Copy verbatim the material from its first line to the line that holds "const bgbValues = [46.12, 275.84, 69.28, 130.83, 70.03];", including that line.
— begin Information supplied —
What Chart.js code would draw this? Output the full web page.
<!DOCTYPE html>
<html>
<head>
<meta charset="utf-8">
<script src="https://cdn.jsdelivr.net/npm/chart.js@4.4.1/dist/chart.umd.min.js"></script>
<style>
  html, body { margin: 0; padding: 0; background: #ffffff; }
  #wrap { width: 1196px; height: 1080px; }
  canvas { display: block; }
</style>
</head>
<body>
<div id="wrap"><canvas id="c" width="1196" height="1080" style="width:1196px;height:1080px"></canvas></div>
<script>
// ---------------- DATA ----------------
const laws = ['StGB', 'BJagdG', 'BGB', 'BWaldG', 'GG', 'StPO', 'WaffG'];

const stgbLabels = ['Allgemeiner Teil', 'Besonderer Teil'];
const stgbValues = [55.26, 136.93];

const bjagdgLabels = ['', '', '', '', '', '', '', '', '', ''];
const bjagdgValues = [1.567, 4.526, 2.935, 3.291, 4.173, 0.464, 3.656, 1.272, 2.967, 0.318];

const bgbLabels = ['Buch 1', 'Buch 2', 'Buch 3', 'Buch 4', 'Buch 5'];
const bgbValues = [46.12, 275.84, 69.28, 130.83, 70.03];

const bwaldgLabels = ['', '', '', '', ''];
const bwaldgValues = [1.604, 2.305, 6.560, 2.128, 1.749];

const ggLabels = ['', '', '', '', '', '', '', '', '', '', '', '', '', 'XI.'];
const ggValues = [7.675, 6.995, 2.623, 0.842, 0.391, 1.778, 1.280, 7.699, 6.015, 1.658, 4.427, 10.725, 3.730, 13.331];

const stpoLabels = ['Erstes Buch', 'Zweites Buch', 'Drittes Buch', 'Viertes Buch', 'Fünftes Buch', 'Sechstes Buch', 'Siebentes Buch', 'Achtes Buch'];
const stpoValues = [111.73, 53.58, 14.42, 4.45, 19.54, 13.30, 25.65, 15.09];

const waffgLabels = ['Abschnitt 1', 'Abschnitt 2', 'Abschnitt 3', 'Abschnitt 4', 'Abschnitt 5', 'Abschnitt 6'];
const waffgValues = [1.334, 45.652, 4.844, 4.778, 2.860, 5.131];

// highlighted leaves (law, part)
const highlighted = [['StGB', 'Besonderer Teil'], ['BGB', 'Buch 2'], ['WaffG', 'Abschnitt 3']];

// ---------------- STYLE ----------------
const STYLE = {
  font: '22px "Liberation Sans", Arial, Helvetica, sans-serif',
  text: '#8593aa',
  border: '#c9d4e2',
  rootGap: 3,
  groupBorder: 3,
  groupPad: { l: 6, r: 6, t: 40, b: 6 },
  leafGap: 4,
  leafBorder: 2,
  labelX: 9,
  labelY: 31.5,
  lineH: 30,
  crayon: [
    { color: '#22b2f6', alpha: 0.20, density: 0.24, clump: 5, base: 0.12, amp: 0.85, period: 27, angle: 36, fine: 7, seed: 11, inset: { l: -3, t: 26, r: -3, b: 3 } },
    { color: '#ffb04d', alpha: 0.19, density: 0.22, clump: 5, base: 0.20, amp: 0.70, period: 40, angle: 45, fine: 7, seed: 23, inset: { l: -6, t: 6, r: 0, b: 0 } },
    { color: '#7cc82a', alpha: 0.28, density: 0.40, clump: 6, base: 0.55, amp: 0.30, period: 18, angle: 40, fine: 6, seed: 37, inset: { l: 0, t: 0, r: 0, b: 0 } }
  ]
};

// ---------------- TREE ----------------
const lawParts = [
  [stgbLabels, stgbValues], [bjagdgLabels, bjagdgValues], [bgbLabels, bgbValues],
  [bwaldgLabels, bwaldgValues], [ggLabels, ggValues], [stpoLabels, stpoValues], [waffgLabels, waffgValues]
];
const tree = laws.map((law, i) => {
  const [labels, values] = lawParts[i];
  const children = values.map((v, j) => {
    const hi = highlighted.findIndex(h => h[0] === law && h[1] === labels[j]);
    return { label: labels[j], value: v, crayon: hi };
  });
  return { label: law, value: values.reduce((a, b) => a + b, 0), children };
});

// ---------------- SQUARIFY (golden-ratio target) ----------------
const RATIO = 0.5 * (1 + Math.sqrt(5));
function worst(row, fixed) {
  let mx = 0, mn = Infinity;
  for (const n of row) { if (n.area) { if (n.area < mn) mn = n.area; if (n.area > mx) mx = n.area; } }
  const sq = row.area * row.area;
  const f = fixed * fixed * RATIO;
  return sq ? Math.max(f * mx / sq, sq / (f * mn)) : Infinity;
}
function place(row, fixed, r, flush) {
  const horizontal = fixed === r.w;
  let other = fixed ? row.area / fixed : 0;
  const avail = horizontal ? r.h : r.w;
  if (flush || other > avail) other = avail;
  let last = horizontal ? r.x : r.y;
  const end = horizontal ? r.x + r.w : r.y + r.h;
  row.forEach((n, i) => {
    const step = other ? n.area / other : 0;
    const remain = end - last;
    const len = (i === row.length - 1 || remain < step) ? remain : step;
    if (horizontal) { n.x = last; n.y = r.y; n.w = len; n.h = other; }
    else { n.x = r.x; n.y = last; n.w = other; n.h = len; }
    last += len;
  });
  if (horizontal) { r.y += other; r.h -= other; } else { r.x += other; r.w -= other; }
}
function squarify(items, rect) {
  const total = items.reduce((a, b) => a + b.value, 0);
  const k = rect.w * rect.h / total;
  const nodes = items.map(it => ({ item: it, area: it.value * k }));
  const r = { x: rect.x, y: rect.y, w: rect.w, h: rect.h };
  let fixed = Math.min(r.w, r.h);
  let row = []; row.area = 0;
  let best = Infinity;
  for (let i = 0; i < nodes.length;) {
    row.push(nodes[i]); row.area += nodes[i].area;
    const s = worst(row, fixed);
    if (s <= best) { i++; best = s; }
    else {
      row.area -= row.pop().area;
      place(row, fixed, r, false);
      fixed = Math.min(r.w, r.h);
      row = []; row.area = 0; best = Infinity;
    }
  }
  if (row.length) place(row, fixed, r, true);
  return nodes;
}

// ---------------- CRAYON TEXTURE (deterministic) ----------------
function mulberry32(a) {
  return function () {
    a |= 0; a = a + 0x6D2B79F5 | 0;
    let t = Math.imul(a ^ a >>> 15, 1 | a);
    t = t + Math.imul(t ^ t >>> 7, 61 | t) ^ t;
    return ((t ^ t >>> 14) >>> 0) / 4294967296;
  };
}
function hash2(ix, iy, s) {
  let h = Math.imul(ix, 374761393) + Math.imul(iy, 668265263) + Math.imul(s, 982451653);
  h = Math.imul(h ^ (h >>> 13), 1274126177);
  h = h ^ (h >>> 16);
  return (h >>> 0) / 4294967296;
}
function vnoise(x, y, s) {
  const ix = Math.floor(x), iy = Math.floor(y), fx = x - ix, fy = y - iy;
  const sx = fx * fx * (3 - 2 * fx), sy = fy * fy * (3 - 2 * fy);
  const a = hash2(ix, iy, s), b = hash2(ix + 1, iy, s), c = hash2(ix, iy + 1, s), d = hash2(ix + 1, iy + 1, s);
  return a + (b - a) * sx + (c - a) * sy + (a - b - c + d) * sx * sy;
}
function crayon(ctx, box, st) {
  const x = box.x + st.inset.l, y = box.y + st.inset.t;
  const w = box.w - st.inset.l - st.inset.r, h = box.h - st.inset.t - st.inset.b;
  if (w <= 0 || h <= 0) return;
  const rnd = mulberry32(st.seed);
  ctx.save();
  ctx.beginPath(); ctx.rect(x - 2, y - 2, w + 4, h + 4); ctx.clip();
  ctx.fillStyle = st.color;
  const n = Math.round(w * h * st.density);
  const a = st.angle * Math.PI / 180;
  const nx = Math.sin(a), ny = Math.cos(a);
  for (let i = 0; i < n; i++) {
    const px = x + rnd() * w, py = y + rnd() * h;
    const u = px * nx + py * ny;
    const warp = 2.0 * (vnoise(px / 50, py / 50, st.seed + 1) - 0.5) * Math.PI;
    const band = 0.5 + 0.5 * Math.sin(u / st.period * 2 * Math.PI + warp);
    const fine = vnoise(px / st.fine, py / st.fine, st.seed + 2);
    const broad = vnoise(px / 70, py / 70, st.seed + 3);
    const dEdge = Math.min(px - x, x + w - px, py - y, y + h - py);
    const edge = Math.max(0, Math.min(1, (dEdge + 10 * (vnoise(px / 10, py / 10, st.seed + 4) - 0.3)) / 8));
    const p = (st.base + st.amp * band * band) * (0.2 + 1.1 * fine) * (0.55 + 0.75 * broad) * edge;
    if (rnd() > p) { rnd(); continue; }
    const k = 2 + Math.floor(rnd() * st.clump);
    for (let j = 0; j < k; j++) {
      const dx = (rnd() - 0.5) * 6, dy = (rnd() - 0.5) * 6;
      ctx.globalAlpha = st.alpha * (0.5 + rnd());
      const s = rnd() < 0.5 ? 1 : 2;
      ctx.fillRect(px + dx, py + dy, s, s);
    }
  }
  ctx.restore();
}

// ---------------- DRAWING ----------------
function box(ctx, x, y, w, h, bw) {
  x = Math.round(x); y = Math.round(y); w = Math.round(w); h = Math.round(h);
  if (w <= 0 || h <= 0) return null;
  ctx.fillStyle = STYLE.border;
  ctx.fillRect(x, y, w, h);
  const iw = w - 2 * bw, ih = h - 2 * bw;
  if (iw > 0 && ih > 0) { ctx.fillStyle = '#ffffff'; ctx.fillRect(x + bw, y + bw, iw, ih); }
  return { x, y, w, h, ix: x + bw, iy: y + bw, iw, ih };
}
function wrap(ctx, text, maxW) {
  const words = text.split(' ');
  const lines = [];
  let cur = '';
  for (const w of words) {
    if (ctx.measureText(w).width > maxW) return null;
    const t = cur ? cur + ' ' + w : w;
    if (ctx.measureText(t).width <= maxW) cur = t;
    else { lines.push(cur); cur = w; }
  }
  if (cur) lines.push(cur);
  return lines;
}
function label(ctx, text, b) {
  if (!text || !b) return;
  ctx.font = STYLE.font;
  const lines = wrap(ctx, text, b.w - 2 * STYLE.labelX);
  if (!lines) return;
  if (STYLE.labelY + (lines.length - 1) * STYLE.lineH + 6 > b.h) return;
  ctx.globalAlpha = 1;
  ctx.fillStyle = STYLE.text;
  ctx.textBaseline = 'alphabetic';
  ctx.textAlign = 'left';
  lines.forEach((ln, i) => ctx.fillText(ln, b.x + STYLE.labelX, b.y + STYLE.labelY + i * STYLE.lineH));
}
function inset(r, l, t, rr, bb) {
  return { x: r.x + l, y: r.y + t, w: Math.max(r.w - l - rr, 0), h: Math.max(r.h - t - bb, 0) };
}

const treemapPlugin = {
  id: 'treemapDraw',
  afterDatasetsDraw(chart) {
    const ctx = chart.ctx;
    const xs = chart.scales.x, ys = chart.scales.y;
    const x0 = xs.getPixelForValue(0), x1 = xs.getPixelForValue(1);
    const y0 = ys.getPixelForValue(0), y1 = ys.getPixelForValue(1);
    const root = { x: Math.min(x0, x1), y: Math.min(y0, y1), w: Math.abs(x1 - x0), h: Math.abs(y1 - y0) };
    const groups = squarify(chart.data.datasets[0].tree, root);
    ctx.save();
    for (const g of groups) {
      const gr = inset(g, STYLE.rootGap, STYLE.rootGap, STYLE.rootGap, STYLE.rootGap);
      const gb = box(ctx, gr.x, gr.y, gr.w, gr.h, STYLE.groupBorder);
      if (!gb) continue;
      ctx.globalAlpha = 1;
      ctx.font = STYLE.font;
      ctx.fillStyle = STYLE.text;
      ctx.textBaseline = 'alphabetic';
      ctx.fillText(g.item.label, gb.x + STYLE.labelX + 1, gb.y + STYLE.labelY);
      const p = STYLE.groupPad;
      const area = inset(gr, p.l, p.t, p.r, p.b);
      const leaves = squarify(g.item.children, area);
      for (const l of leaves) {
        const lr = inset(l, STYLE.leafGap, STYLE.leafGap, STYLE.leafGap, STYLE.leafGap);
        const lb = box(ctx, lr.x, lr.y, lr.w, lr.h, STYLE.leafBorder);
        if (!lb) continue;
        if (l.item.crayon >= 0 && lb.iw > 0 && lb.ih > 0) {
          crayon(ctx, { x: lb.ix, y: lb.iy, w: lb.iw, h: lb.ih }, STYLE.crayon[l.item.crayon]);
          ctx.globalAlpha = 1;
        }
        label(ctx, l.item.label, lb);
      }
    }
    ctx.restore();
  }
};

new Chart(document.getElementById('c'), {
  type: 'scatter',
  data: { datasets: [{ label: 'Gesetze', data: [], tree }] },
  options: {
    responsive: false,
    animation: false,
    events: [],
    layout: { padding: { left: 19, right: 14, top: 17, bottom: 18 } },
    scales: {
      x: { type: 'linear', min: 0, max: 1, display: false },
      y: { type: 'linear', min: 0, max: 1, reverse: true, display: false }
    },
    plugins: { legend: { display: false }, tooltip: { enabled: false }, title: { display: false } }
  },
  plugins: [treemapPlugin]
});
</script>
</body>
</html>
— end Information supplied —
Complete response:
What Chart.js code would draw this? Output the full web page.
<!DOCTYPE html>
<html>
<head>
<meta charset="utf-8">
<script src="https://cdn.jsdelivr.net/npm/chart.js@4.4.1/dist/chart.umd.min.js"></script>
<style>
  html, body { margin: 0; padding: 0; background: #ffffff; }
  #wrap { width: 1196px; height: 1080px; }
  canvas { display: block; }
</style>
</head>
<body>
<div id="wrap"><canvas id="c" width="1196" height="1080" style="width:1196px;height:1080px"></canvas></div>
<script>
// ---------------- DATA ----------------
const laws = ['StGB', 'BJagdG', 'BGB', 'BWaldG', 'GG', 'StPO', 'WaffG'];

const stgbLabels = ['Allgemeiner Teil', 'Besonderer Teil'];
const stgbValues = [55.26, 136.93];

const bjagdgLabels = ['', '', '', '', '', '', '', '', '', ''];
const bjagdgValues = [1.567, 4.526, 2.935, 3.291, 4.173, 0.464, 3.656, 1.272, 2.967, 0.318];

const bgbLabels = ['Buch 1', 'Buch 2', 'Buch 3', 'Buch 4', 'Buch 5'];
const bgbValues = [46.12, 275.84, 69.28, 130.83, 70.03];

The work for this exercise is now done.